A consumer credit expert said the measures could force some firms to rethink their existing business models.

Under the measures proposed, credit card providers would be required to intervene earlier to identify customers who are at risk of financial difficulty and take steps to help them. They would also be required to make better use data available to them to inform their approach.

The FCA said: "Credit card firms will often have in their possession more data than a customer’s repayment record (for example, their spending patterns, changing repayment behaviour, county court judgements (CCJs), and CRA data) and so we propose that firms must: use the data they hold to assess whether customers are at risk of potential financial difficulties; take appropriate action, and; establish, implement and maintain an adequate policy for dealing with customers showing signs of actual or possible financial difficulties, even though they may not have missed a payment."

Under the proposed new rules, customers who pay more in interest and charges than they do in repayment of credit card debt over an 18 month period will also need to be helped by credit card providers. Those customers, who the FCA said would be classed as being in 'persistent debt', would need to be informed by their credit card provider at the end of that 18 month period that they could reduce their cost of borrowing and time for repaying their debit if they increased their current rate of repayment, and that the firm could might suspend their use of their card if they continue to make low repayments for a further 18 months.

Credit card providers would be required to repeat their warnings between 27 and 28 months if it appeared that customers would continue to be in persistent debt, before taking further action at 36 months.

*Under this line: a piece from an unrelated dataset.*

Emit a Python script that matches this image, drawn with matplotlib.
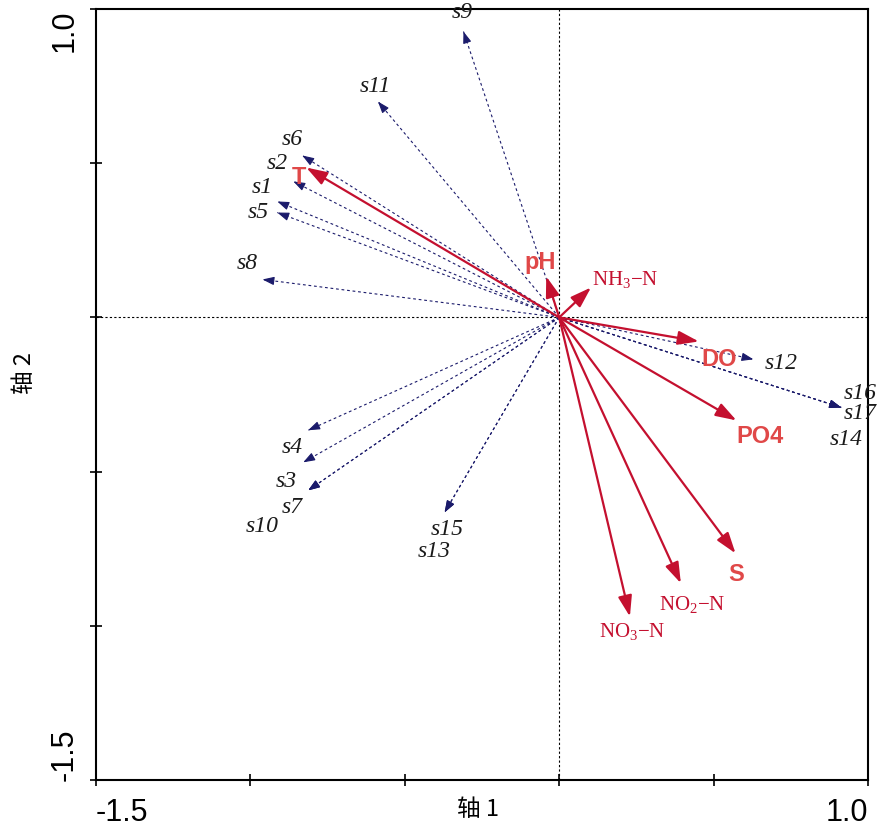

"If customers are still in persistent debt after a further 18 months, and thus have repaid more in interest and charges than principal for two consecutive 18 month periods, firms must take steps to help them repay their outstanding balances more quickly," the FCA said. "They must write to the customer proposing options for repayment plans, based on repaying their debt over a reasonable period, usually between three and four years. The customer would be made aware that their use of the card will be suspended unless they engage with the firm."

"Where customers inform the firm that they cannot afford any of the proposed payment options to repay the debt within a reasonable period, firms must exercise forbearance to assist the customer to repay the debt more quickly. This may include a reduction in the interest rate being charged," it said. "Where forbearance is shown, we expect it will generally be necessary for the firm to suspend the use of the card. Customers who confirm they can afford to make increased repayments but decline to do so, and customers who do not respond to the firm, would have their use of the card suspended or cancelled. The interventions would continue until the customer has repaid the balance they had at 36 months."

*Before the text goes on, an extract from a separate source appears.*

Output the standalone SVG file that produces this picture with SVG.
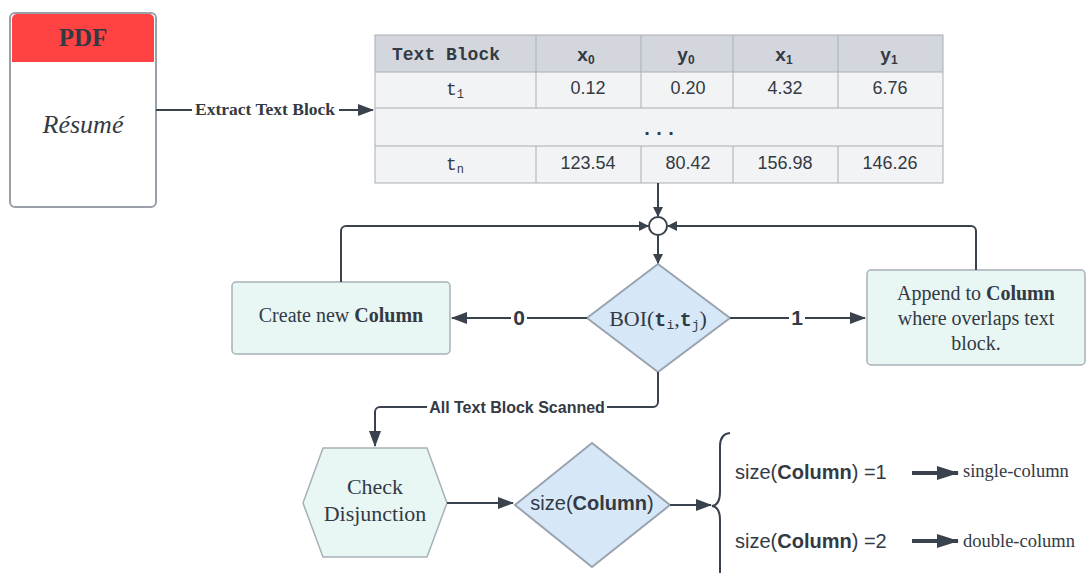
<svg xmlns="http://www.w3.org/2000/svg" width="1089" height="574" viewBox="0 0 1089 574">
<defs>
<style>
.ln{fill:none;stroke:#3a424d;stroke-width:2}
.thick{stroke-width:4}
.cell{stroke:#a9aeb5;stroke-width:1}
.serif{font-family:"Liberation Serif","DejaVu Serif",serif;fill:#333a44}
.sans{font-family:"Liberation Sans",Arial,sans-serif;fill:#333a44}
.mono{font-family:"Liberation Mono","DejaVu Sans Mono",monospace;fill:#333a44}
.node{fill:#e8f6f4;stroke:#a8b0b8;stroke-width:1.5}
.dia{fill:#d6e8f7;stroke:#9aa4b0;stroke-width:2}
</style>
<marker id="ah" viewBox="0 0 10 10" refX="9" refY="5" markerWidth="10" markerHeight="10" markerUnits="userSpaceOnUse" orient="auto">
<path d="M0,0 L10,5 L0,10 z" fill="#3a424d"/>
</marker>
<marker id="ahL" viewBox="0 0 16 12" refX="15" refY="6" markerWidth="16" markerHeight="12" markerUnits="userSpaceOnUse" orient="auto">
<path d="M0,0 L16,6 L0,12 z" fill="#3a424d"/>
</marker>
<marker id="ahT" viewBox="0 0 22 14" refX="21" refY="7" markerWidth="22" markerHeight="14" markerUnits="userSpaceOnUse" orient="auto">
<path d="M0,0 L22,7 L0,14 z" fill="#3a424d"/>
</marker>
</defs>
<rect width="1089" height="574" fill="#ffffff"/>

<g id="pdf">
<rect x="10" y="13" width="146" height="194" rx="5" fill="#ffffff" stroke="#9aa0a8" stroke-width="2"/>
<path d="M12,62 V19 a5,5 0 0 1 5,-5 H149 a5,5 0 0 1 5,5 V62 z" fill="#ff4242"/>
<text x="83" y="46" class="serif" font-size="25" font-weight="bold" text-anchor="middle">PDF</text>
<text x="83" y="133" class="serif" font-size="26" font-style="italic" text-anchor="middle">Résumé</text>
</g>

<g id="table">
<rect x="375" y="35" width="568" height="37" fill="#d3d7dd"/>
<rect x="375" y="72" width="568" height="111" fill="#f2f3f5"/>
<g class="cell">
<line x1="375" y1="72" x2="943" y2="72"/>
<line x1="375" y1="108" x2="943" y2="108"/>
<line x1="375" y1="146" x2="943" y2="146"/>
<line x1="536" y1="35" x2="536" y2="108"/>
<line x1="641" y1="35" x2="641" y2="108"/>
<line x1="733" y1="35" x2="733" y2="108"/>
<line x1="838" y1="35" x2="838" y2="108"/>
<line x1="536" y1="146" x2="536" y2="183"/>
<line x1="641" y1="146" x2="641" y2="183"/>
<line x1="733" y1="146" x2="733" y2="183"/>
<line x1="838" y1="146" x2="838" y2="183"/>
<rect x="375" y="35" width="568" height="148" fill="none"/>
</g>
<text x="446" y="60" class="mono" font-size="18" font-weight="bold" text-anchor="middle">Text Block</text>
<text x="586" y="61" class="sans" font-size="19" font-weight="bold" text-anchor="middle">x<tspan font-size="12" dy="3">0</tspan></text>
<text x="686" y="61" class="sans" font-size="19" font-weight="bold" text-anchor="middle">y<tspan font-size="12" dy="3">0</tspan></text>
<text x="784" y="61" class="sans" font-size="19" font-weight="bold" text-anchor="middle">x<tspan font-size="12" dy="3">1</tspan></text>
<text x="889" y="61" class="sans" font-size="19" font-weight="bold" text-anchor="middle">y<tspan font-size="12" dy="3">1</tspan></text>
<text x="455" y="95" class="mono" font-size="18" text-anchor="middle">t<tspan font-size="12" dy="3">1</tspan></text>
<text x="588" y="94" class="sans" font-size="18" text-anchor="middle">0.12</text>
<text x="688" y="94" class="sans" font-size="18" text-anchor="middle">0.20</text>
<text x="785" y="94" class="sans" font-size="18" text-anchor="middle">4.32</text>
<text x="890" y="94" class="sans" font-size="18" text-anchor="middle">6.76</text>
<text x="659" y="135" class="mono" font-size="20" font-weight="bold" text-anchor="middle">...</text>
<text x="455" y="170" class="mono" font-size="18" text-anchor="middle">t<tspan font-size="12" dy="3">n</tspan></text>
<text x="588" y="169" class="sans" font-size="18" text-anchor="middle">123.54</text>
<text x="688" y="169" class="sans" font-size="18" text-anchor="middle">80.42</text>
<text x="785" y="169" class="sans" font-size="18" text-anchor="middle">156.98</text>
<text x="890" y="169" class="sans" font-size="18" text-anchor="middle">146.26</text>
</g>

<g id="merge">
<circle cx="658" cy="226" r="9" fill="#ffffff" stroke="#3a424d" stroke-width="2"/>
</g>

<g id="boi">
<polygon points="658,264 730,318 658,372 587,318" class="dia"/>
<text x="658" y="326" class="serif" font-size="22" text-anchor="middle">BOI(<tspan class="mono" font-size="20" font-weight="bold">t</tspan><tspan class="mono" font-size="13" dy="3">i</tspan><tspan dy="-3">,</tspan><tspan class="mono" font-size="20" font-weight="bold">t</tspan><tspan class="mono" font-size="13" dy="3">j</tspan><tspan dy="-3">)</tspan></text>
</g>

<g id="create">
<rect x="232" y="282" width="218" height="72" rx="4" class="node"/>
<text x="341" y="322" class="serif" font-size="20" text-anchor="middle">Create new <tspan font-weight="bold">Column</tspan></text>
</g>

<g id="append">
<rect x="867" y="270" width="218" height="95" rx="4" class="node"/>
<text x="976" y="300" class="serif" font-size="20" text-anchor="middle">Append to <tspan font-weight="bold">Column</tspan></text>
<text x="976" y="325" class="serif" font-size="20" text-anchor="middle">where overlaps text</text>
<text x="976" y="350" class="serif" font-size="20" text-anchor="middle">block.</text>
</g>

<g id="check">
<polygon points="303,503 323,448 427,448 447,503 427,557 323,557" class="node"/>
<text x="375" y="494" class="serif" font-size="22" text-anchor="middle">Check</text>
<text x="375" y="521" class="serif" font-size="22" text-anchor="middle">Disjunction</text>
</g>

<g id="size">
<polygon points="592,443 670,505 592,567 515,505" class="dia"/>
<text x="592" y="510" class="sans" font-size="20" text-anchor="middle">size(<tspan font-weight="bold">Column</tspan>)</text>
</g>

<g id="brace">
<path d="M730,433 Q720,434 720,446 V492 Q720,505 712,506 Q720,507 720,520 V573" class="ln"/>
</g>

<g id="outcomes">
<text x="735" y="479" class="sans" font-size="20">size(<tspan font-weight="bold">Column</tspan>) =1</text>
<text x="963" y="477" class="serif" font-size="18.5">single-column</text>
<text x="735" y="548" class="sans" font-size="20">size(<tspan font-weight="bold">Column</tspan>) =2</text>
<text x="963" y="547" class="serif" font-size="18.5">double-column</text>
</g>

<g id="connectors">
<line x1="156" y1="110" x2="373" y2="110" class="ln" marker-end="url(#ahL)"/>
<rect x="192" y="99" width="147" height="20" fill="#ffffff"/>
<text x="265" y="115" class="serif" font-size="17.5" font-weight="bold" text-anchor="middle">Extract Text Block</text>

<line x1="658" y1="183" x2="658" y2="216" class="ln" marker-end="url(#ah)"/>
<line x1="658" y1="235" x2="658" y2="263" class="ln" marker-end="url(#ah)"/>
<path d="M341,282 V231 a5,5 0 0 1 5,-5 H648" class="ln" marker-end="url(#ah)"/>
<path d="M976,270 V231 a5,5 0 0 0 -5,-5 H668" class="ln" marker-end="url(#ah)"/>

<line x1="587" y1="318" x2="452" y2="318" class="ln" marker-end="url(#ahL)"/>
<rect x="511" y="305" width="16" height="24" fill="#ffffff"/>
<text x="519" y="325" class="sans" font-size="21" font-weight="bold" text-anchor="middle">0</text>

<line x1="730" y1="318" x2="865" y2="318" class="ln" marker-end="url(#ahL)"/>
<rect x="789" y="305" width="16" height="24" fill="#ffffff"/>
<text x="797" y="325" class="sans" font-size="21" font-weight="bold" text-anchor="middle">1</text>

<path d="M658,372 V402 a5,5 0 0 1 -5,5 H380 a5,5 0 0 0 -5,5 V446" class="ln" marker-end="url(#ahL)"/>
<rect x="427" y="398" width="180" height="18" fill="#ffffff"/>
<text x="517" y="413" class="sans" font-size="16" font-weight="bold" text-anchor="middle">All Text Block Scanned</text>

<line x1="447" y1="503" x2="513" y2="503" class="ln" marker-end="url(#ahL)"/>
<line x1="670" y1="505" x2="711" y2="505" class="ln" marker-end="url(#ahL)"/>

<line x1="912" y1="473" x2="958" y2="473" class="ln thick" marker-end="url(#ahT)"/>
<line x1="912" y1="541" x2="958" y2="541" class="ln thick" marker-end="url(#ahT)"/>
</g>
</svg>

The FCA estimated that the proposed changes to its rules could save consumers up to £13 billion by 2030.

"We consider that the scale of persistent debt identified among existing credit card customers creates a strong argument for swift commencement of the rules after they are made; we would not wish there to be a period of 18 months following the rules being made before the first customers receive notifications from firms," the FCA said.

"As such, we propose that firms will have to comply with the rules three months after they come into force. This means that on this date firms would have to assess which customers have been in persistent debt for the previous 18 months. This period would include the 15 months before the rules came into force. The proposed implementation timetable also means that the first ‘36  month’ interventions will occur 21 months after the rules come into force," it said.

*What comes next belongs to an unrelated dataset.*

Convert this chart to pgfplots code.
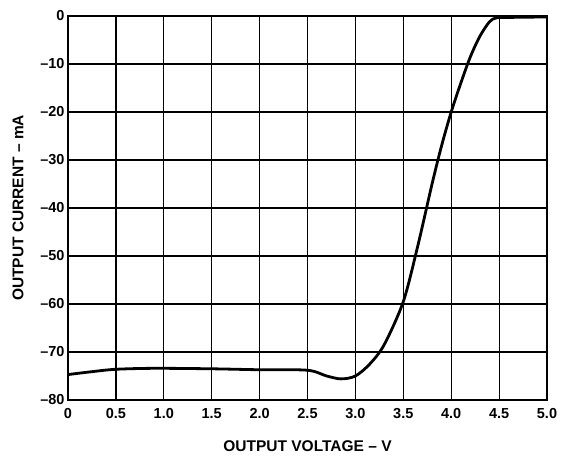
\documentclass[border=0pt]{standalone}
\usepackage{fontspec}
\setmainfont{Liberation Sans}
\usepackage{pgfplots}
\pgfplotsset{compat=1.18}

\begin{document}
\begin{tikzpicture}
\begin{axis}[
    scale only axis,
    width=479pt, height=384pt,
    xmin=0, xmax=5, ymin=-80, ymax=0,
    xtick={0,0.5,1,1.5,2,2.5,3,3.5,4,4.5,5},
    ytick={-80,-70,-60,-50,-40,-30,-20,-10,0},
    xticklabels={0,0.5,1.0,1.5,2.0,2.5,3.0,3.5,4.0,4.5,5.0},
    yticklabels={\textendash80,\textendash70,\textendash60,\textendash50,\textendash40,\textendash30,\textendash20,\textendash10,0},
    grid=major,
    major grid style={black, line width=1.2pt},
    axis line style={black, line width=1.8pt},
    tick style={draw=none},
    tick label style={font=\fontsize{14.5}{16}\selectfont\bfseries},
    xticklabel style={yshift=-5pt},
    label style={font=\fontsize{15.5}{17}\selectfont\bfseries},
    xlabel={OUTPUT VOLTAGE \textendash{} V},
    ylabel={OUTPUT CURRENT \textendash{} mA},
    xlabel style={yshift=-15pt},
    ylabel style={yshift=10pt},
]
\addplot[black, line width=2.8pt, smooth, tension=0.5] coordinates {
(0,-74.7) (0.25,-74.1) (0.5,-73.6) (0.9,-73.4) (1.5,-73.5) (2.0,-73.7)
(2.5,-73.8) (2.7,-75.0) (2.85,-75.6) (3.0,-75.0) (3.15,-72.5) (3.3,-68.5)
(3.5,-59.5) (3.65,-48) (3.8,-35) (3.9,-27) (4.0,-20) (4.1,-14)
(4.2,-8.5) (4.3,-4.2) (4.4,-1.2) (4.47,-0.4) (4.6,-0.3) (5.0,-0.2)
};
\end{axis}
\path (current axis.south west) ++(-68pt,-61pt) coordinate (bl);
\path (current axis.north east) ++(14pt,16pt) coordinate (tr);
\path[use as bounding box] (bl) rectangle (tr);
\end{tikzpicture}
\end{document}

Consumer credit expert Thomas Howard of Pinsent Masons, the law firm behind Out-Law.com, said that the FCA's proposals in the consultation paper could have significant ramifications for parts of the credit card market in the UK.

"The FCA's proposals in respect of customers in persistent debt represent a major intervention by the regulator in the credit card market," Howard said. "If the proposals come into force as currently drafted, some credit card providers may need to rethink their business models and adjust them to cope with the potential loss of revenue."

"One potential consequence of the proposals could be the lowering of credit card limits and the curtailment or lowering of 'interest free' offer periods and balance transfers, as credit card companies look to readjust their risk profile. New sub and near prime borrowers are likely to be most affected by any such changes, as they represent a higher credit risk. At present many of the 'interest free' offers on the market are effectively subsidised by customers who run up large balances during the interest free period, and then repay them by making only the minimum payment each month," he said.

"Credit card issuers and providers of outsourced card administration services are likely to need to implement new policies and procedures to identify and engage with customers in persistent debt. They may also need to evaluate, and if necessary strengthen, their existing customer support arrangements to ensure that they are sufficiently resourced to meet the FCA's proposed requirements," Howard said.

"Whilst the proposals are undoubtedly good news for consumers struggling with credit card debt, they will increase the pressure on credit card issuers struggling with the impact of lower interchange fees and intense competition for customers," he said.

The FCA's package of proposals also includes plans to give credit card customers greater control over default increases to their credit limit, as well as further measures to give credit card customers easier access to their credit card usage data to help them compare offers from providers when shopping around.

The FCA's consultation on its proposals is open until 3 July.